Start of Exercise input
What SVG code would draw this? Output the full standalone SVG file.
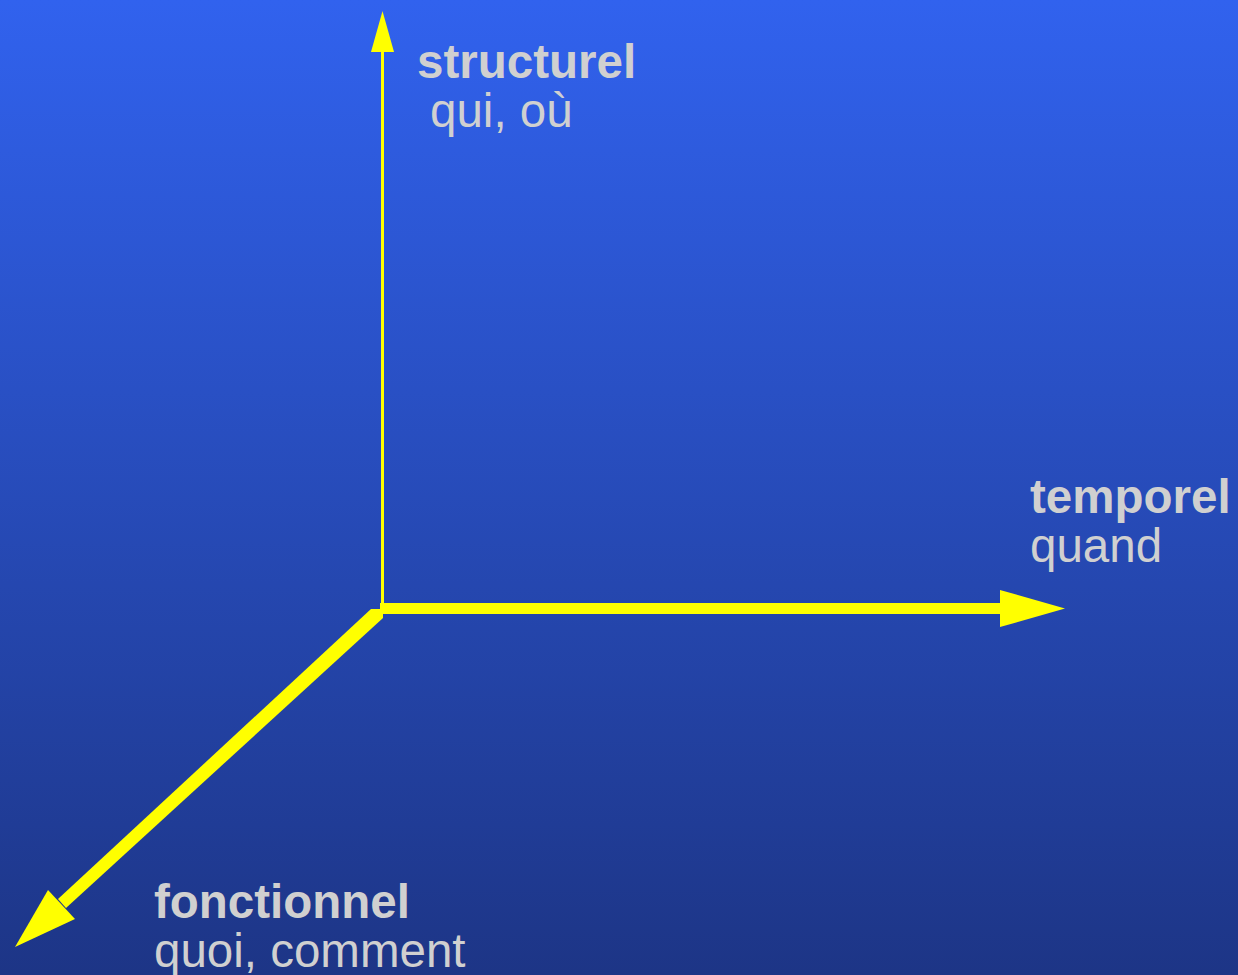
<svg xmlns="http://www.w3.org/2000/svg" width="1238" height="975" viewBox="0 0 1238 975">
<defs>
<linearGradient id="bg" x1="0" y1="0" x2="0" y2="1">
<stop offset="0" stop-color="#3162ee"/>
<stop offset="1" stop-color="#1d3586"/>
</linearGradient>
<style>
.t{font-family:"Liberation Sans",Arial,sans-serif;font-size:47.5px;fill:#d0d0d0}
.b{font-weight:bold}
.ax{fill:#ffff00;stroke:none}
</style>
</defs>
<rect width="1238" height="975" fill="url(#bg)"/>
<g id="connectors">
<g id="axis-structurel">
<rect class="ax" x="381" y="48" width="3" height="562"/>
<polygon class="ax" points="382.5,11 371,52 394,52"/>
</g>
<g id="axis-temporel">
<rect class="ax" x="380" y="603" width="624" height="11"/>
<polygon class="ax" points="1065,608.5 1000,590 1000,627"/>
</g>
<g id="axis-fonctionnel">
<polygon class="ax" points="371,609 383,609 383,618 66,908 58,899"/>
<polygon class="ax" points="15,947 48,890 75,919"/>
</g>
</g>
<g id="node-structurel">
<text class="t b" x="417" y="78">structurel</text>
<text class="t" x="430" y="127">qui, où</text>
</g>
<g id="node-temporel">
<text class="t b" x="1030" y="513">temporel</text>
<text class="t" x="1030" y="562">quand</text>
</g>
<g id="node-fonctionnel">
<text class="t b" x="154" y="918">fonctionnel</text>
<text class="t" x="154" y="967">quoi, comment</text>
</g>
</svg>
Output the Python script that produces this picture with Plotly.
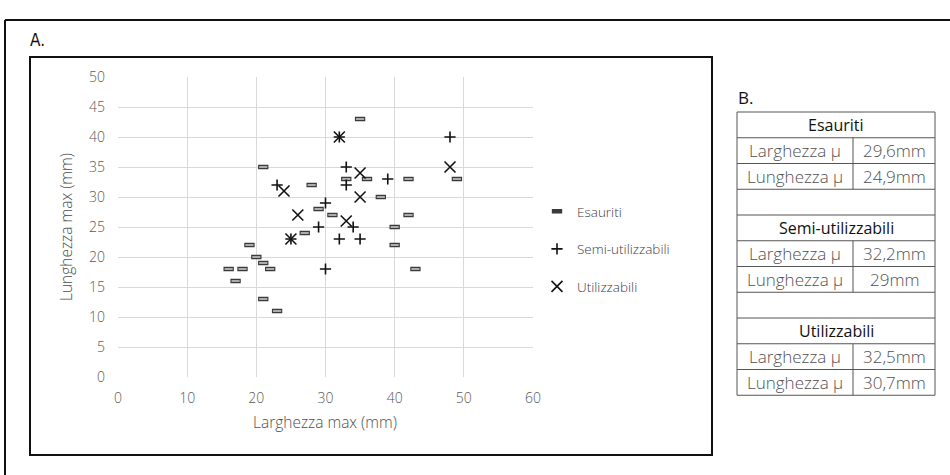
End of Exercise input
Start of Exercise input
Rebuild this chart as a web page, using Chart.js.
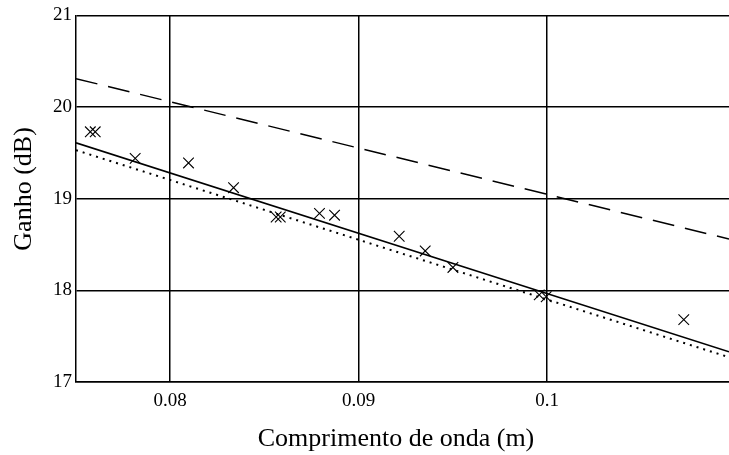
End of Exercise input
# Do this
Transcribe exactly the lines between the one containing "What SVG code" and the one containing "Output the Python", counting both ends. Pictures are not copied.

# Answer below
What SVG code would draw this? Output the full standalone SVG file.
<svg xmlns="http://www.w3.org/2000/svg" width="1238" height="975" viewBox="0 0 1238 975">
<defs>
<linearGradient id="bg" x1="0" y1="0" x2="0" y2="1">
<stop offset="0" stop-color="#3162ee"/>
<stop offset="1" stop-color="#1d3586"/>
</linearGradient>
<style>
.t{font-family:"Liberation Sans",Arial,sans-serif;font-size:47.5px;fill:#d0d0d0}
.b{font-weight:bold}
.ax{fill:#ffff00;stroke:none}
</style>
</defs>
<rect width="1238" height="975" fill="url(#bg)"/>
<g id="connectors">
<g id="axis-structurel">
<rect class="ax" x="381" y="48" width="3" height="562"/>
<polygon class="ax" points="382.5,11 371,52 394,52"/>
</g>
<g id="axis-temporel">
<rect class="ax" x="380" y="603" width="624" height="11"/>
<polygon class="ax" points="1065,608.5 1000,590 1000,627"/>
</g>
<g id="axis-fonctionnel">
<polygon class="ax" points="371,609 383,609 383,618 66,908 58,899"/>
<polygon class="ax" points="15,947 48,890 75,919"/>
</g>
</g>
<g id="node-structurel">
<text class="t b" x="417" y="78">structurel</text>
<text class="t" x="430" y="127">qui, où</text>
</g>
<g id="node-temporel">
<text class="t b" x="1030" y="513">temporel</text>
<text class="t" x="1030" y="562">quand</text>
</g>
<g id="node-fonctionnel">
<text class="t b" x="154" y="918">fonctionnel</text>
<text class="t" x="154" y="967">quoi, comment</text>
</g>
</svg>
Output the Python script that produces this picture with Plotly.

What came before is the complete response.